* What to do
Write out all the lines again, precisely as they stand, but without the images.

* Data excerpt
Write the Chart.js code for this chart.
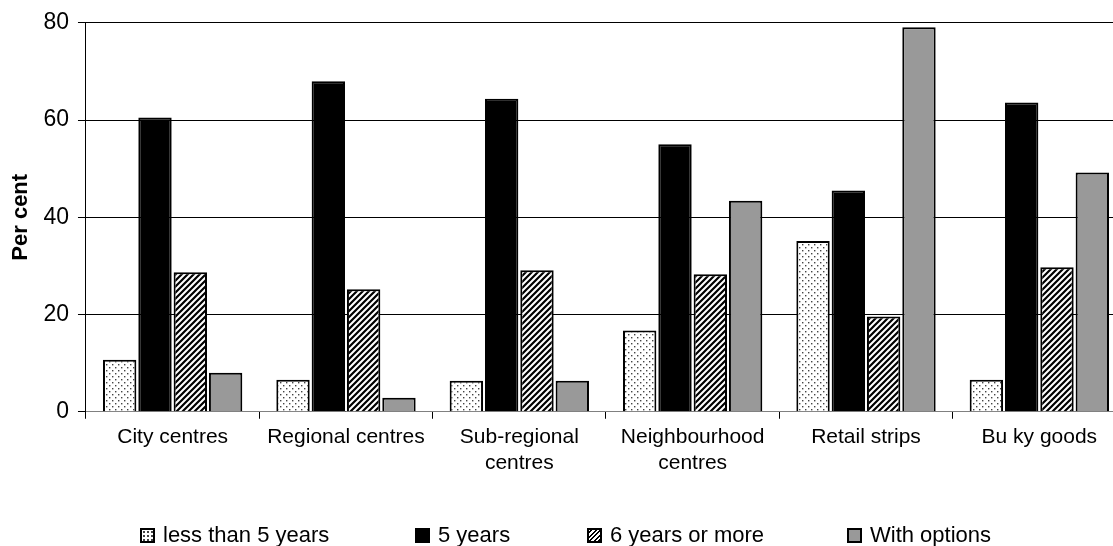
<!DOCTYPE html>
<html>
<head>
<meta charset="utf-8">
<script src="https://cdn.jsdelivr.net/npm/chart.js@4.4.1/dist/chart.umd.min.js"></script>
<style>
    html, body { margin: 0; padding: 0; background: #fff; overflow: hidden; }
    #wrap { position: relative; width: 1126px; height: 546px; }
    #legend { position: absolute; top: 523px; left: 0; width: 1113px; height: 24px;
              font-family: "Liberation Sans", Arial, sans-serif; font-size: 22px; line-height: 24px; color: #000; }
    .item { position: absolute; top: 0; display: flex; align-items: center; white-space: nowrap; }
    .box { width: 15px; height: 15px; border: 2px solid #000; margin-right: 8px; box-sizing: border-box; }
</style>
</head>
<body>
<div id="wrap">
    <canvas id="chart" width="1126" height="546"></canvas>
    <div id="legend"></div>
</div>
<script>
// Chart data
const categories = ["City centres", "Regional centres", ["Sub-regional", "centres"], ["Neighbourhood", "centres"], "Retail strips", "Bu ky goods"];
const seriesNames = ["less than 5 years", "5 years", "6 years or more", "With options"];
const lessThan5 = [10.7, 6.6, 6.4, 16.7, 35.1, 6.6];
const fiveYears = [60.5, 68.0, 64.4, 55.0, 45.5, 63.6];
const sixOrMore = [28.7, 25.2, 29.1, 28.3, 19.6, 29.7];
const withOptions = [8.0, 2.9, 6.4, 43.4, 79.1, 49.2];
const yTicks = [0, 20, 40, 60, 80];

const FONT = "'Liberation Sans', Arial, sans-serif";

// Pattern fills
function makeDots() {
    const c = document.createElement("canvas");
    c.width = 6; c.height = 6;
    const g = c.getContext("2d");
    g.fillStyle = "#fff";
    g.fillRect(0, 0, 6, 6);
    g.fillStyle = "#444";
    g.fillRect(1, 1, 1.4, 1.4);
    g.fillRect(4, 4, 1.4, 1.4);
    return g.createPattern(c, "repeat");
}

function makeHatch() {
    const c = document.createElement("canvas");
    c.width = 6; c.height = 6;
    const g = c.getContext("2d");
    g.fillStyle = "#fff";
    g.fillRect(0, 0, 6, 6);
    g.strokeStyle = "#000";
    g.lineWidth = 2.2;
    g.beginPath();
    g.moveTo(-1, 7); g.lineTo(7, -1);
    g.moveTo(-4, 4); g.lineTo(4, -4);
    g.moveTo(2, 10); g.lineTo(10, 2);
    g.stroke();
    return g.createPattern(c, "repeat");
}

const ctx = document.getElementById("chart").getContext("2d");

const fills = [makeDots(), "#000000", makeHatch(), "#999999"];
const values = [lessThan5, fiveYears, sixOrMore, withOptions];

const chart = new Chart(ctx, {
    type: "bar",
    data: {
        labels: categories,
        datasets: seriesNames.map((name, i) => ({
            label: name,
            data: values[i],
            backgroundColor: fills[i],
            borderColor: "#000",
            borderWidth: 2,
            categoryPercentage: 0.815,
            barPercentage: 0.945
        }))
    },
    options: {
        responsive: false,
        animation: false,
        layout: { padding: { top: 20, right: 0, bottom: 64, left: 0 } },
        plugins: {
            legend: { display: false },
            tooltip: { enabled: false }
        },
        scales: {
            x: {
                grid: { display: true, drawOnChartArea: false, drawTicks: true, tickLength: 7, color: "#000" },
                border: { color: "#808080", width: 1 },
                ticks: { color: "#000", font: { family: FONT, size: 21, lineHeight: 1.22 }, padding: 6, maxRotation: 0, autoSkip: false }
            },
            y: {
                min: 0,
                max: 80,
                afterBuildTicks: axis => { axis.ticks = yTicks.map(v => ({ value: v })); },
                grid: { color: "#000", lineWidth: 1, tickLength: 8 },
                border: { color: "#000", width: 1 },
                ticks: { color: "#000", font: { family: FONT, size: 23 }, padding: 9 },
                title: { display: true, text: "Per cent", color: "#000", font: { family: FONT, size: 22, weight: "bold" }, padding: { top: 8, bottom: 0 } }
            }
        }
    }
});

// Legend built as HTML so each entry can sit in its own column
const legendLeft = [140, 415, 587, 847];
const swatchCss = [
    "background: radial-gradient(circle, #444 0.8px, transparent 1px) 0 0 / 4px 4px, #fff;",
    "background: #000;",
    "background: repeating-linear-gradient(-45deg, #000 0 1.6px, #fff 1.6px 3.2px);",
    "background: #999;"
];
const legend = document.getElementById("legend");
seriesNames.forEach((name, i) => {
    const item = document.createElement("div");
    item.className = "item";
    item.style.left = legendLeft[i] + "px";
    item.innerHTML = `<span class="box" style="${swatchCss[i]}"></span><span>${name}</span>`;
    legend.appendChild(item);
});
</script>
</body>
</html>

* Written solution
Write the Chart.js code for this chart.
<!DOCTYPE html>
<html>
<head>
<meta charset="utf-8">
<script src="https://cdn.jsdelivr.net/npm/chart.js@4.4.1/dist/chart.umd.min.js"></script>
<style>
    html, body { margin: 0; padding: 0; background: #fff; overflow: hidden; }
    #wrap { position: relative; width: 1126px; height: 546px; }
    #legend { position: absolute; top: 523px; left: 0; width: 1113px; height: 24px;
              font-family: "Liberation Sans", Arial, sans-serif; font-size: 22px; line-height: 24px; color: #000; }
    .item { position: absolute; top: 0; display: flex; align-items: center; white-space: nowrap; }
    .box { width: 15px; height: 15px; border: 2px solid #000; margin-right: 8px; box-sizing: border-box; }
</style>
</head>
<body>
<div id="wrap">
    <canvas id="chart" width="1126" height="546"></canvas>
    <div id="legend"></div>
</div>
<script>
// Chart data
const categories = ["City centres", "Regional centres", ["Sub-regional", "centres"], ["Neighbourhood", "centres"], "Retail strips", "Bu ky goods"];
const seriesNames = ["less than 5 years", "5 years", "6 years or more", "With options"];
const lessThan5 = [10.7, 6.6, 6.4, 16.7, 35.1, 6.6];
const fiveYears = [60.5, 68.0, 64.4, 55.0, 45.5, 63.6];
const sixOrMore = [28.7, 25.2, 29.1, 28.3, 19.6, 29.7];
const withOptions = [8.0, 2.9, 6.4, 43.4, 79.1, 49.2];
const yTicks = [0, 20, 40, 60, 80];

const FONT = "'Liberation Sans', Arial, sans-serif";

// Pattern fills
function makeDots() {
    const c = document.createElement("canvas");
    c.width = 6; c.height = 6;
    const g = c.getContext("2d");
    g.fillStyle = "#fff";
    g.fillRect(0, 0, 6, 6);
    g.fillStyle = "#444";
    g.fillRect(1, 1, 1.4, 1.4);
    g.fillRect(4, 4, 1.4, 1.4);
    return g.createPattern(c, "repeat");
}

function makeHatch() {
    const c = document.createElement("canvas");
    c.width = 6; c.height = 6;
    const g = c.getContext("2d");
    g.fillStyle = "#fff";
    g.fillRect(0, 0, 6, 6);
    g.strokeStyle = "#000";
    g.lineWidth = 2.2;
    g.beginPath();
    g.moveTo(-1, 7); g.lineTo(7, -1);
    g.moveTo(-4, 4); g.lineTo(4, -4);
    g.moveTo(2, 10); g.lineTo(10, 2);
    g.stroke();
    return g.createPattern(c, "repeat");
}

const ctx = document.getElementById("chart").getContext("2d");

const fills = [makeDots(), "#000000", makeHatch(), "#999999"];
const values = [lessThan5, fiveYears, sixOrMore, withOptions];

const chart = new Chart(ctx, {
    type: "bar",
    data: {
        labels: categories,
        datasets: seriesNames.map((name, i) => ({
            label: name,
            data: values[i],
            backgroundColor: fills[i],
            borderColor: "#000",
            borderWidth: 2,
            categoryPercentage: 0.815,
            barPercentage: 0.945
        }))
    },
    options: {
        responsive: false,
        animation: false,
        layout: { padding: { top: 20, right: 0, bottom: 64, left: 0 } },
        plugins: {
            legend: { display: false },
            tooltip: { enabled: false }
        },
        scales: {
            x: {
                grid: { display: true, drawOnChartArea: false, drawTicks: true, tickLength: 7, color: "#000" },
                border: { color: "#808080", width: 1 },
                ticks: { color: "#000", font: { family: FONT, size: 21, lineHeight: 1.22 }, padding: 6, maxRotation: 0, autoSkip: false }
            },
            y: {
                min: 0,
                max: 80,
                afterBuildTicks: axis => { axis.ticks = yTicks.map(v => ({ value: v })); },
                grid: { color: "#000", lineWidth: 1, tickLength: 8 },
                border: { color: "#000", width: 1 },
                ticks: { color: "#000", font: { family: FONT, size: 23 }, padding: 9 },
                title: { display: true, text: "Per cent", color: "#000", font: { family: FONT, size: 22, weight: "bold" }, padding: { top: 8, bottom: 0 } }
            }
        }
    }
});

// Legend built as HTML so each entry can sit in its own column
const legendLeft = [140, 415, 587, 847];
const swatchCss = [
    "background: radial-gradient(circle, #444 0.8px, transparent 1px) 0 0 / 4px 4px, #fff;",
    "background: #000;",
    "background: repeating-linear-gradient(-45deg, #000 0 1.6px, #fff 1.6px 3.2px);",
    "background: #999;"
];
const legend = document.getElementById("legend");
seriesNames.forEach((name, i) => {
    const item = document.createElement("div");
    item.className = "item";
    item.style.left = legendLeft[i] + "px";
    item.innerHTML = `<span class="box" style="${swatchCss[i]}"></span><span>${name}</span>`;
    legend.appendChild(item);
});
</script>
</body>
</html>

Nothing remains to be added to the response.